Engineering of an insulating buffer and use of AlN interlayers: two optimisations for AlGaN–GaN HEMT-like structures

Abstract

The semi-insulating character of GaN epitaxial layers can be achieved by the control of the early stages of growth on the substrate. Adding two low temperature (LT) AlN interlayers is a technique enough powerful to reduce threading dislocation densities by up to one order of magnitude. A compressive strain as high as 2.8 x 10 -3 is induced in the uppermost GaN epilayer. The global structure is kept semi-insulating so that it is a perfect template for undoped AlGaN-GaN HEMTs (High Electron Mobility Transistors).

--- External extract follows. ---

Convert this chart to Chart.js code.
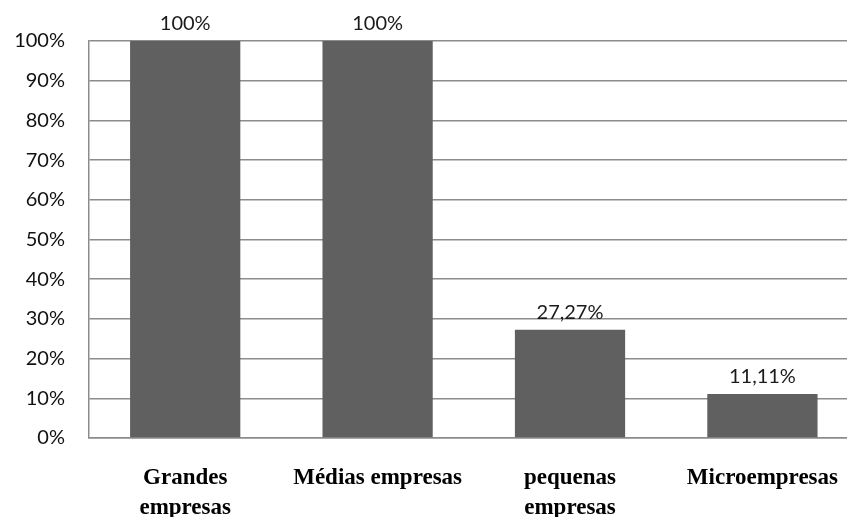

HEMTs with interlayers present better two dimensional electron gas (2DEG) properties: up to 20% higher carrier density (n s ) and 40% higher mobility. Typically n s is as high as 1.7 x 10 13 cm -2 for a record mobility of 1200 cm 2 /Vs. The improvement of the mobility can be correlated to the reduction of nano-scale V-shaped defects in the AlGaN (less morphological-relaxation). The improvement of n s could be explained by the higher piezo-doping resulting from GaN extra-compression and AlGaN weaker relaxation. As a consequence, the DC transistors characteristics are improved: in 2 μm gate transistors, the maximum current and transconductance are increased by up to 80% and 20%, respectively, and could be extrapolated to values as high as 1500 mA/mm and 250 mS/mm for 0.2 μm gate devices.